The problem is, that function ipa_algorithm2 is giving me correct numbers from the start (compared with output from program doing the same in C), but after severals steps the results start to be worse and worse. I was checking the code for 3 hours and I didn't find any mistake. Is it possible that the numbers I am counting with are so small that fpu can't count with them?


Solution

  • Update: according to a comment, you're getting wrong numbers for a whole range of inputs, so presumably you just have a regular bug in implementing the formula, not an FP-specific rounding-error or numerical accuracy/stability type of problem. Single-step your function in a debugger for an input that gives a wrong answer, and look at the register values.

    Or better, rewrite this with scalar AVX instructions, because scalar AVX is easier than x87, and you eventually want a vectorized AVX implementation anyway, so a working scalar implementation is a better starting point. For sin(), call a vectorized sin() implementation, or let gcc auto-vectorize your function with -O3 -ffast-math. (See https://sourceware.org/glibc/wiki/libmvec: glibc has vectorized math library functions.)
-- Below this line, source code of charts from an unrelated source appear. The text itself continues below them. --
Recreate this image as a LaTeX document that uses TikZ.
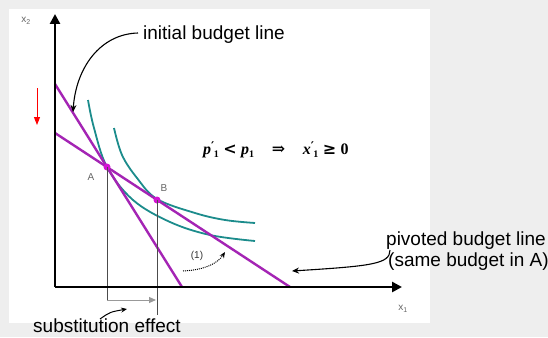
\documentclass[tikz,border=0pt]{standalone}
\usepackage{fontspec}
\setmainfont{Liberation Sans}
\newfontfamily\serifb{Liberation Serif}
\newfontfamily\symf{DejaVu Serif}
\usetikzlibrary{arrows.meta}
\definecolor{bgray}{HTML}{EEEEEE}
\definecolor{mag}{HTML}{A424B4}
\definecolor{dotmag}{HTML}{D414D4}
\definecolor{tealc}{HTML}{1C8C8C}
\newcommand{\vprime}[1]{{\serifb\bfseries\itshape #1}\raisebox{4pt}{\fontsize{12}{12}\selectfont\symf\bfseries ′}\kern-0.5pt\raisebox{-3pt}{\fontsize{10}{10}\selectfont\serifb\bfseries 1}}
\newcommand{\vplain}[1]{{\serifb\bfseries\itshape #1}\raisebox{-3pt}{\fontsize{10}{10}\selectfont\serifb\bfseries 1}}
\begin{document}
\begin{tikzpicture}[x=1pt,y=-1pt,
  bigtxt/.style={font=\fontsize{19}{21}\selectfont, anchor=base west, inner sep=0, text=black},
  formtxt/.style={font=\fontsize{16}{18}\selectfont, anchor=base west, inner sep=0},
  smalltxt/.style={font=\fontsize{10}{11}\selectfont, text=black!60, inner sep=0},
  budget/.style={draw=mag, line width=2.4pt},
  indiff/.style={draw=tealc, line width=1.8pt},
  guide/.style={draw=black!70, line width=1pt},
  axis/.style={line width=2.6pt, -{Triangle[length=10pt,width=10pt]}},
  callout/.style={line width=1.1pt, -{Stealth[length=7pt,width=6pt]}},
  dotpt/.style={circle, fill=dotmag, inner sep=0, minimum size=7pt}
]
\useasboundingbox (0,0) rectangle (548,337);
\fill[bgray] (0,0) rectangle (548,337);
\fill[white] (9,9) rectangle (430,323);

% key points
\coordinate (O) at (55,287);
\coordinate (Ytop) at (55,14);
\coordinate (Xend) at (402,287);
\coordinate (S1) at (55,84);
\coordinate (S2) at (182,287);
\coordinate (P1) at (55,133);
\coordinate (P2) at (290,287);
\coordinate (Afoot) at (107,300);
\coordinate (Bfoot) at (157,315);
\coordinate (Aarr) at (156,300);

% indifference curves
\draw[indiff] plot[smooth, tension=0.6] coordinates {(88,100) (94,128) (107,167) (133,200) (170,222) (210,235) (255,241)};
\draw[indiff] plot[smooth, tension=0.6] coordinates {(114,128) (122,155) (137,178) (157,199) (195,213) (225,220) (255,223)};

% budget lines
\draw[budget] (S1) -- (S2);
\draw[budget] (P1) -- (P2);

% points
\node[dotpt] (A) at (107,167) {};
\node[dotpt] (B) at (157,200) {};

% guides
\draw[guide] (A.center) -- (Afoot);
\draw[guide] (B.center) -- (Bfoot);
\draw[draw=black!40, line width=1pt, -{Triangle[length=7pt,width=6pt]}] (Afoot) -- (Aarr);

% axes
\draw[axis] (O) -- (Ytop);
\draw[axis] (O) -- (Xend);

% small labels
\node[smalltxt] (lx2) at (26,21) {x\textsubscript{2}};
\node[smalltxt] (lx1) at (403,309) {x\textsubscript{1}};
\node[smalltxt] (lA) at (91,177) {A};
\node[smalltxt] (lB) at (164,188) {B};
\node[smalltxt, text=black!80] (lone) at (197,256) {(1)};

% formula
\node[formtxt] (eqn) at (203,154) {\vprime{p} {\symf\bfseries <} \vplain{p}\hspace{1.1em}{\symf\bfseries ⇒}\hspace{1.1em}\vprime{x} {\symf\bfseries ≥} {\serifb\bfseries 0}};

% big labels
\node[bigtxt] (ib) at (143,40) {initial budget line};
\node[bigtxt] (pb) at (386,245) {pivoted budget line};
\node[bigtxt] (sb) at (388,266) {(same budget in A)};
\node[bigtxt] (se) at (33,332) {substitution effect};

% callouts
\coordinate (ibS) at (138,33);
\coordinate (ibE) at (73,112);
\draw[callout] (ibS) .. controls (100,34) and (76,68) .. (ibE);
\coordinate (pbS) at (390,250);
\coordinate (pbE) at (292,271);
\draw[callout] (pbS) .. controls (390,264) and (372,266) .. (pbE);
\coordinate (seS) at (100,319);
\coordinate (seE) at (127,309);
\draw[line width=1pt, -{Stealth[length=6pt,width=5pt]}] (seS) .. controls (110,312) .. (seE);
\coordinate (d1S) at (183,271);
\coordinate (d1E) at (225,252);
\draw[line width=1pt, densely dotted, -{Stealth[length=6pt,width=5pt]}] (d1S) .. controls (205,270) and (218,263) .. (d1E);

% red arrow
\coordinate (rS) at (37,88);
\coordinate (rE) at (37,125);
\draw[red, line width=1pt, -{Triangle[length=8pt,width=6pt]}] (rS) -- (rE);
\end{tikzpicture}
\end{document}
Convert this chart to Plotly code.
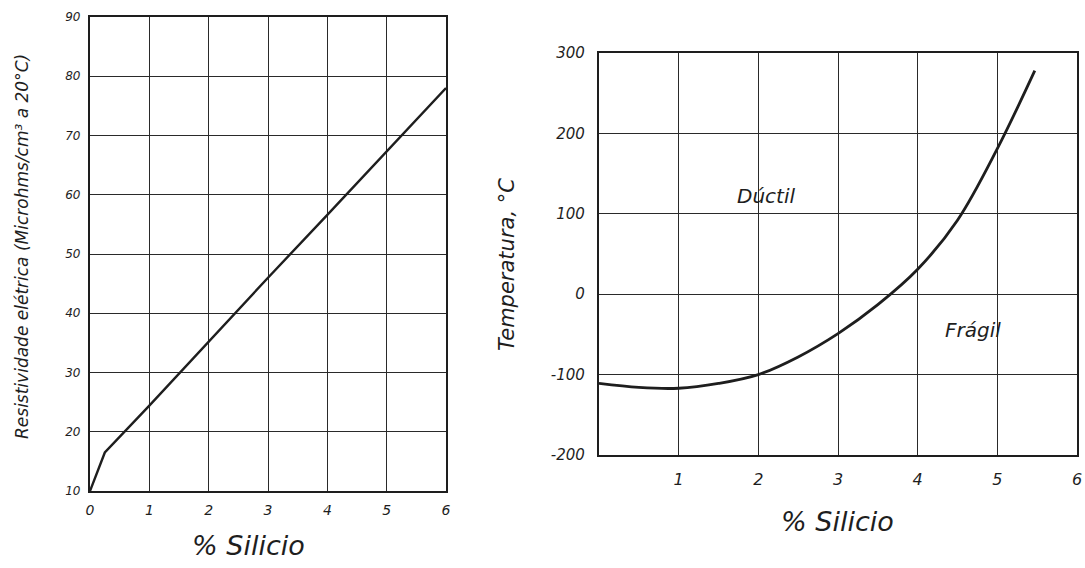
import plotly.graph_objects as go

# Left chart: electrical resistivity vs % silicon
res_si = [0, 0.25, 1, 2, 3, 4, 5, 6]
res_val = [10, 16.5, 24.4, 35.2, 46.0, 56.6, 67.3, 78.0]
res_xticks = [0, 1, 2, 3, 4, 5, 6]
res_yticks = [10, 20, 30, 40, 50, 60, 70, 80, 90]
res_ylabels = ["10", "20", "30", "40", "50", "60", "70", "80", "90"]

# Right chart: transition temperature vs % silicon
temp_si = [0, 0.5, 1, 1.5, 2, 2.5, 3, 3.5, 4, 4.5, 5, 5.47]
temp_val = [-111, -116, -117, -111, -100, -78, -49, -13, 31, 92, 181, 278]
temp_xticks = [1, 2, 3, 4, 5, 6]
temp_yticks = [-200, -100, 0, 100, 200, 300]
temp_ylabels = ["-200", "-100", "0", "100", "200", "300"]

W, H = 1085, 568
INK = "#1e1e1e"
FONT = "DejaVu Sans"

def px(x):
    return x / W

def py(y):
    return 1 - y / H

fig = go.Figure()
fig.add_trace(go.Scatter(x=res_si, y=res_val, mode="lines",
                         line=dict(color=INK, width=2.4), xaxis="x", yaxis="y",
                         showlegend=False, hoverinfo="skip"))
fig.add_trace(go.Scatter(x=temp_si, y=temp_val, mode="lines", line_shape="spline",
                         line=dict(color=INK, width=2.8), xaxis="x2", yaxis="y2",
                         showlegend=False, hoverinfo="skip"))

def axis(domain, rng, ticks, anchor, size, standoff, text=None):
    d = dict(domain=domain, range=rng, tickvals=ticks, anchor=anchor,
             showgrid=True, gridcolor="#2a2a2a", gridwidth=1.2,
             showline=True, linecolor=INK, linewidth=2.2, mirror=True,
             zeroline=False, ticks="outside", ticklen=standoff,
             tickcolor="rgba(0,0,0,0)", automargin=False,
             tickfont=dict(family=FONT, size=size, color=INK, style="italic"),
             fixedrange=True)
    if text is not None:
        d["ticktext"] = text
    return d

fig.update_layout(
    width=W, height=H,
    margin=dict(l=0, r=0, t=0, b=0, autoexpand=False),
    paper_bgcolor="white", plot_bgcolor="white",
    xaxis=axis([px(90), px(446)], [0, 6], res_xticks, "y", 14, 5),
    yaxis=axis([py(491), py(17)], [10, 90], res_yticks, "x", 12, 5, res_ylabels),
    xaxis2=axis([px(599), px(1077)], [0, 6], temp_xticks, "y2", 16, 9),
    yaxis2=axis([py(455), py(53)], [-200, 300], temp_yticks, "x2", 15, 9, temp_ylabels),
)

def ann(text, x, y, size, angle=0, xref="paper", yref="paper"):
    fig.add_annotation(text=text, x=x, y=y, xref=xref, yref=yref,
                       xanchor="center", yanchor="middle",
                       showarrow=False, textangle=angle,
                       font=dict(family=FONT, size=size, color=INK, style="italic"))

ann("% Silicio", px(248), py(545), 27)
ann("% Silicio", px(837), py(521), 27)
ann("Resistividade elétrica (Microhms/cm³ a 20°C)", px(22), py(247), 17, angle=-90)
ann("Temperatura, °C", px(507), py(265), 21, angle=-90)
ann("Dúctil", 2.1, 122, 20, xref="x2", yref="y2")
ann("Frágil", 4.7, -44, 20, xref="x2", yref="y2")

fig.write_html("out.html")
    Starting with a scalar x87 implementation using the slow fsin instruction is probably the least useful starting point if you eventually want something that runs fast. Good clean C would be better than a sloppy asm implementation for an instruction set you're not even going to use. (And for the final optimized version, C with intrinsics would make more sense than hand-written asm in most cases). See http://agner.org/optimize/, and other links in the x86 tag wiki.


    Storing angles in games

    Store directions as [x,y] vectors, not angles in radian. (Or degrees). With a normalized xy vector, adding two angles becomes a 2x2 matrix multiply (by a rotation matrix). But sin becomes trivial: if you keep your vector normalized (x^2 + y^2 = 1.0) then sin(angle) = angle.y.

    Avoid using actual angles whenever possible and use normalized vectors instead. You sometimes need atan2, but usually rarely enough that you can just use the plain library version.

    If you store your xy pairs in a struct-of-arrays format, it will be SIMD friendly, and you can easily do stuff with 8 float x values and 8 float matching y values. Doing stuff with a direction vector packed into a single SIMD vector is usually NOT optimal; don't be fooled by the word "vector".

    See also https://stackoverflow.com/tags/sse/info and especially SIMD at Insomniac Games (GDC 2015). This will help you understand how to design your program so you can later optimize it with SIMD in the places where that's worthwhile. (You don't have to vectorize everything at the start, but changing your data layout is often a lot of work so consider making your data SIMD friendly in the first place.)


    Possible sources of numerical error (turns out not to be the real problem here)

    One possible reason: The worst-case error for the fsin instruction for small inputs is actually about 1.37 quintillion units in the last place, leaving fewer than four bits correct.. Most modern math libraries don't use the fsin instruction to compute the sin function, because it's not fast and has poor accuracy for some inputs.

    Also, depending how you built your code, something (like the MSVCRT startup, if you're on Windows and using an old version of it) may have set the x87 FPU to less than 80-bit precision (64-bit mantissa).


    Why are you writing this in asm? Do you want advice on how to make it more efficient? You should return a float in st0 as the return value, instead of storing through a pointer arg. Also, don't use finit. I think you're only doing that because you don't balance the x87 stack with pops after you load stuff, so after repeated calls you'd otherwise get NaNs from x87 stack overflow. You're still returning with the x87 stack non-empty in a function that returns void, so you're still doing it wrong and could break the caller.

    USe fstp or fmulp to leave the stack balanced. Use fld st0 instead of another load. Use fmul qword [grav_zrychleni] instead of a separate fld.

    Or better, use SSE2 or AVX for scalar double precision math. Unless you really want 80-bit long double.